■ **Task details**:
Copy the data exactly; pictures stay out of the copy.

■ **Supplied material**:
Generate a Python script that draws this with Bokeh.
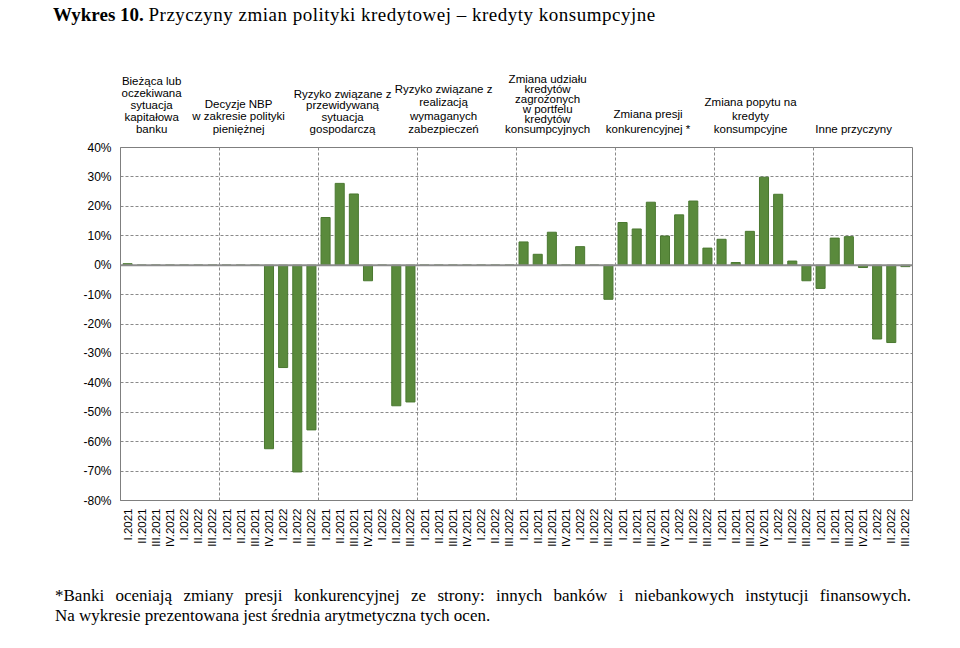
import math
from bokeh.plotting import figure
from bokeh.layouts import column
from bokeh.models import Range1d, FixedTicker, PrintfTickFormatter, Span, ColumnDataSource, Div
from bokeh.core.properties import value
from bokeh.embed import file_html
from bokeh.resources import INLINE

# ---------------- data ----------------
quarters = ["I.2021", "II.2021", "III.2021", "IV.2021", "I.2022", "II.2022", "III.2022"]
categories = [
    "Bieżąca lub\noczekiwana\nsytuacja\nkapitałowa\nbanku",
    "Decyzje NBP\nw zakresie polityki\npieniężnej",
    "Ryzyko związane z\nprzewidywaną\nsytuacja\ngospodarczą",
    "Ryzyko związane z\nrealizacją\nwymaganych\nzabezpieczeń",
    "Zmiana udziału\nkredytów\nzagrożonych\nw portfelu\nkredytów\nkonsumpcyjnych",
    "Zmiana presji\nkonkurencyjnej *",
    "Zmiana popytu na\nkredyty\nkonsumpcyjne",
    "Inne przyczyny",
]
sytuacja_kapitalowa = [0.5, 0, 0, 0, 0, 0, 0]
decyzje_nbp = [0, 0, 0, -62.4, -34.8, -70.3, -56.0]
ryzyko_sytuacja = [16.2, 27.8, 24.2, -5.3, 0, -47.8, -46.5]
ryzyko_zabezpieczenia = [0, 0, 0, 0, 0, 0, 0]
kredyty_zagrozone = [7.9, 3.7, 11.2, 0, 6.3, 0, -11.6]
presja_konkurencyjna = [14.5, 12.3, 21.4, 9.9, 17.1, 21.8, 5.8]
popyt = [8.8, 0.9, 11.5, 29.9, 24.1, 1.4, -5.3]
inne = [-7.9, 9.2, 9.7, -0.8, -25.1, -26.3, -0.5]
series = [sytuacja_kapitalowa, decyzje_nbp, ryzyko_sytuacja, ryzyko_zabezpieczenia,
          kredyty_zagrozone, presja_konkurencyjna, popyt, inne]
y_ticks = list(range(-80, 41, 10))

title_bold = "Wykres 10."
title_rest = "Przyczyny zmian polityki kredytowej – kredyty konsumpcyjne"
note_line1 = "*Banki oceniają zmiany presji konkurencyjnej ze strony: innych banków i niebankowych instytucji finansowych."
note_line2 = "Na wykresie prezentowana jest średnia arytmetyczna tych ocen."

# ---------------- layout ----------------
W = 950
TITLE_H, HEAD_H, MAIN_H, BOT_H = 30, 110, 440, 60
FRAME_L, FRAME_R, FRAME_T, FRAME_B = 120, 912, 147, 500   # page pixels
MAIN_TOP = TITLE_H + HEAD_H
NQ = len(quarters)
N = NQ * len(categories)
X0, X1 = -0.5, N - 0.5
Y0, Y1 = -80, 40


def page_x(xd):
    return FRAME_L + (xd - X0) / (X1 - X0) * (FRAME_R - FRAME_L)


# ---------------- main chart ----------------
x_idx, tops, labels = [], [], {}
for g, vals in enumerate(series):
    for q, v in enumerate(vals):
        i = g * NQ + q
        x_idx.append(i)
        tops.append(v)
        labels[i] = quarters[q]
src = ColumnDataSource(dict(x=x_idx, top=tops))

p = figure(width=W, height=MAIN_H, output_backend="svg", toolbar_location=None, title=None,
           x_range=Range1d(X0, X1), y_range=Range1d(Y0, Y1),
           min_border_left=FRAME_L, min_border_right=W - FRAME_R,
           min_border_top=FRAME_T - MAIN_TOP,
           min_border_bottom=MAIN_H - (FRAME_B - MAIN_TOP),
           background_fill_color="white", border_fill_color="white")

GRID = "#8a8a8a"
p.outline_line_color = "#7f7f7f"
p.outline_line_width = 1
p.ygrid.ticker = FixedTicker(ticks=y_ticks)
p.ygrid.grid_line_color = GRID
p.ygrid.grid_line_dash = "3 2"
p.xgrid.ticker = FixedTicker(ticks=[g * NQ - 0.5 for g in range(1, len(categories))])
p.xgrid.grid_line_color = GRID
p.xgrid.grid_line_dash = "3 2"

p.vbar(x="x", top="top", bottom=0, width=0.64, source=src,
       fill_color="#5a8a3c", line_color="#4a7830", line_width=1)
p.add_layout(Span(location=0, dimension="width", line_color="#8c8c8c", line_width=2))

p.yaxis.ticker = FixedTicker(ticks=y_ticks)
p.yaxis.formatter = PrintfTickFormatter(format="%d%%")
p.xaxis.ticker = FixedTicker(ticks=list(range(N)))
p.xaxis.major_label_overrides = labels
p.xaxis.major_label_orientation = math.pi / 2
for ax in (p.xaxis[0], p.yaxis[0]):
    ax.major_tick_out = 0
    ax.major_tick_in = 0
    ax.minor_tick_out = 0
    ax.minor_tick_in = 0
    ax.axis_line_color = "#7f7f7f"
    ax.major_label_text_font = "Liberation Sans"
    ax.major_label_text_color = "#000000"
p.yaxis.major_label_text_font_size = "12px"
p.yaxis.major_label_standoff = 9
p.xaxis.major_label_text_font_size = "11.5px"
p.xaxis.major_label_standoff = 8

# ---------------- header panel (frame aligned with the chart frame) ----------------
head = figure(width=W, height=HEAD_H, output_backend="svg", toolbar_location=None, title=None,
              x_range=Range1d(FRAME_L, FRAME_R), y_range=Range1d(MAIN_TOP, TITLE_H),
              x_axis_type=None, y_axis_type=None,
              min_border_left=FRAME_L, min_border_right=W - FRAME_R, min_border_top=0,
              min_border_bottom=0, background_fill_color="white", border_fill_color="white")
head.grid.visible = False
head.outline_line_color = None

header_dx = [-1.3, -2.15, -1.8, -1.66, -1.3, -1.2, -0.95, -0.66]
header_spacing = [12, 12.5, 11.7, 13.3, 10, 15, 13.3, 12]
last_line_y = 128.3
hx, hy, ht = [], [], []
for g, cat in enumerate(categories):
    lines = cat.split("\n")
    cx = page_x(g * NQ + (NQ - 1) / 2 + header_dx[g])
    n = len(lines)
    for k, line in enumerate(lines):
        hx.append(cx)
        hy.append(last_line_y - (n - 1 - k) * header_spacing[g])
        ht.append(line)
head.text(x=hx, y=hy, text=ht, text_align="center", text_baseline="middle",
          text_font=value("Liberation Sans"), text_font_size="11.5px", text_color="#000000")

# ---------------- title and footnote (HTML text) ----------------
SERIF = "'Liberation Serif', 'Times New Roman', serif"
title_div = Div(
    text=(f'<div style="font-family:{SERIF}; font-size:19px; color:#000; margin-left:53px; '
          f'margin-top:3px; line-height:24px; white-space:nowrap;"><b>{title_bold}</b> '
          f'<span style="letter-spacing:0.5px;">{title_rest}</span></div>'),
    width=W, height=TITLE_H, margin=0)

note_div = Div(
    text=(f'<div style="font-family:{SERIF}; font-size:17px; color:#000; margin-left:55px; '
          f'margin-top:6px; width:856px; line-height:20px;">'
          f'<div style="text-align:justify; text-align-last:justify;">{note_line1}</div>'
          f'<div style="text-align:left;">{note_line2}</div></div>'),
    width=W, height=BOT_H, margin=0)

layout = column(title_div, head, p, note_div, spacing=0)
open("out.html", "w").write(file_html(layout, INLINE))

■ **Solution for this problem**:
Generate a Python script that draws this with Bokeh.
import math
from bokeh.plotting import figure
from bokeh.layouts import column
from bokeh.models import Range1d, FixedTicker, PrintfTickFormatter, Span, ColumnDataSource, Div
from bokeh.core.properties import value
from bokeh.embed import file_html
from bokeh.resources import INLINE

# ---------------- data ----------------
quarters = ["I.2021", "II.2021", "III.2021", "IV.2021", "I.2022", "II.2022", "III.2022"]
categories = [
    "Bieżąca lub\noczekiwana\nsytuacja\nkapitałowa\nbanku",
    "Decyzje NBP\nw zakresie polityki\npieniężnej",
    "Ryzyko związane z\nprzewidywaną\nsytuacja\ngospodarczą",
    "Ryzyko związane z\nrealizacją\nwymaganych\nzabezpieczeń",
    "Zmiana udziału\nkredytów\nzagrożonych\nw portfelu\nkredytów\nkonsumpcyjnych",
    "Zmiana presji\nkonkurencyjnej *",
    "Zmiana popytu na\nkredyty\nkonsumpcyjne",
    "Inne przyczyny",
]
sytuacja_kapitalowa = [0.5, 0, 0, 0, 0, 0, 0]
decyzje_nbp = [0, 0, 0, -62.4, -34.8, -70.3, -56.0]
ryzyko_sytuacja = [16.2, 27.8, 24.2, -5.3, 0, -47.8, -46.5]
ryzyko_zabezpieczenia = [0, 0, 0, 0, 0, 0, 0]
kredyty_zagrozone = [7.9, 3.7, 11.2, 0, 6.3, 0, -11.6]
presja_konkurencyjna = [14.5, 12.3, 21.4, 9.9, 17.1, 21.8, 5.8]
popyt = [8.8, 0.9, 11.5, 29.9, 24.1, 1.4, -5.3]
inne = [-7.9, 9.2, 9.7, -0.8, -25.1, -26.3, -0.5]
series = [sytuacja_kapitalowa, decyzje_nbp, ryzyko_sytuacja, ryzyko_zabezpieczenia,
          kredyty_zagrozone, presja_konkurencyjna, popyt, inne]
y_ticks = list(range(-80, 41, 10))

title_bold = "Wykres 10."
title_rest = "Przyczyny zmian polityki kredytowej – kredyty konsumpcyjne"
note_line1 = "*Banki oceniają zmiany presji konkurencyjnej ze strony: innych banków i niebankowych instytucji finansowych."
note_line2 = "Na wykresie prezentowana jest średnia arytmetyczna tych ocen."

# ---------------- layout ----------------
W = 950
TITLE_H, HEAD_H, MAIN_H, BOT_H = 30, 110, 440, 60
FRAME_L, FRAME_R, FRAME_T, FRAME_B = 120, 912, 147, 500   # page pixels
MAIN_TOP = TITLE_H + HEAD_H
NQ = len(quarters)
N = NQ * len(categories)
X0, X1 = -0.5, N - 0.5
Y0, Y1 = -80, 40


def page_x(xd):
    return FRAME_L + (xd - X0) / (X1 - X0) * (FRAME_R - FRAME_L)


# ---------------- main chart ----------------
x_idx, tops, labels = [], [], {}
for g, vals in enumerate(series):
    for q, v in enumerate(vals):
        i = g * NQ + q
        x_idx.append(i)
        tops.append(v)
        labels[i] = quarters[q]
src = ColumnDataSource(dict(x=x_idx, top=tops))

p = figure(width=W, height=MAIN_H, output_backend="svg", toolbar_location=None, title=None,
           x_range=Range1d(X0, X1), y_range=Range1d(Y0, Y1),
           min_border_left=FRAME_L, min_border_right=W - FRAME_R,
           min_border_top=FRAME_T - MAIN_TOP,
           min_border_bottom=MAIN_H - (FRAME_B - MAIN_TOP),
           background_fill_color="white", border_fill_color="white")

GRID = "#8a8a8a"
p.outline_line_color = "#7f7f7f"
p.outline_line_width = 1
p.ygrid.ticker = FixedTicker(ticks=y_ticks)
p.ygrid.grid_line_color = GRID
p.ygrid.grid_line_dash = "3 2"
p.xgrid.ticker = FixedTicker(ticks=[g * NQ - 0.5 for g in range(1, len(categories))])
p.xgrid.grid_line_color = GRID
p.xgrid.grid_line_dash = "3 2"

p.vbar(x="x", top="top", bottom=0, width=0.64, source=src,
       fill_color="#5a8a3c", line_color="#4a7830", line_width=1)
p.add_layout(Span(location=0, dimension="width", line_color="#8c8c8c", line_width=2))

p.yaxis.ticker = FixedTicker(ticks=y_ticks)
p.yaxis.formatter = PrintfTickFormatter(format="%d%%")
p.xaxis.ticker = FixedTicker(ticks=list(range(N)))
p.xaxis.major_label_overrides = labels
p.xaxis.major_label_orientation = math.pi / 2
for ax in (p.xaxis[0], p.yaxis[0]):
    ax.major_tick_out = 0
    ax.major_tick_in = 0
    ax.minor_tick_out = 0
    ax.minor_tick_in = 0
    ax.axis_line_color = "#7f7f7f"
    ax.major_label_text_font = "Liberation Sans"
    ax.major_label_text_color = "#000000"
p.yaxis.major_label_text_font_size = "12px"
p.yaxis.major_label_standoff = 9
p.xaxis.major_label_text_font_size = "11.5px"
p.xaxis.major_label_standoff = 8

# ---------------- header panel (frame aligned with the chart frame) ----------------
head = figure(width=W, height=HEAD_H, output_backend="svg", toolbar_location=None, title=None,
              x_range=Range1d(FRAME_L, FRAME_R), y_range=Range1d(MAIN_TOP, TITLE_H),
              x_axis_type=None, y_axis_type=None,
              min_border_left=FRAME_L, min_border_right=W - FRAME_R, min_border_top=0,
              min_border_bottom=0, background_fill_color="white", border_fill_color="white")
head.grid.visible = False
head.outline_line_color = None

header_dx = [-1.3, -2.15, -1.8, -1.66, -1.3, -1.2, -0.95, -0.66]
header_spacing = [12, 12.5, 11.7, 13.3, 10, 15, 13.3, 12]
last_line_y = 128.3
hx, hy, ht = [], [], []
for g, cat in enumerate(categories):
    lines = cat.split("\n")
    cx = page_x(g * NQ + (NQ - 1) / 2 + header_dx[g])
    n = len(lines)
    for k, line in enumerate(lines):
        hx.append(cx)
        hy.append(last_line_y - (n - 1 - k) * header_spacing[g])
        ht.append(line)
head.text(x=hx, y=hy, text=ht, text_align="center", text_baseline="middle",
          text_font=value("Liberation Sans"), text_font_size="11.5px", text_color="#000000")

# ---------------- title and footnote (HTML text) ----------------
SERIF = "'Liberation Serif', 'Times New Roman', serif"
title_div = Div(
    text=(f'<div style="font-family:{SERIF}; font-size:19px; color:#000; margin-left:53px; '
          f'margin-top:3px; line-height:24px; white-space:nowrap;"><b>{title_bold}</b> '
          f'<span style="letter-spacing:0.5px;">{title_rest}</span></div>'),
    width=W, height=TITLE_H, margin=0)

note_div = Div(
    text=(f'<div style="font-family:{SERIF}; font-size:17px; color:#000; margin-left:55px; '
          f'margin-top:6px; width:856px; line-height:20px;">'
          f'<div style="text-align:justify; text-align-last:justify;">{note_line1}</div>'
          f'<div style="text-align:left;">{note_line2}</div></div>'),
    width=W, height=BOT_H, margin=0)

layout = column(title_div, head, p, note_div, spacing=0)
open("out.html", "w").write(file_html(layout, INLINE))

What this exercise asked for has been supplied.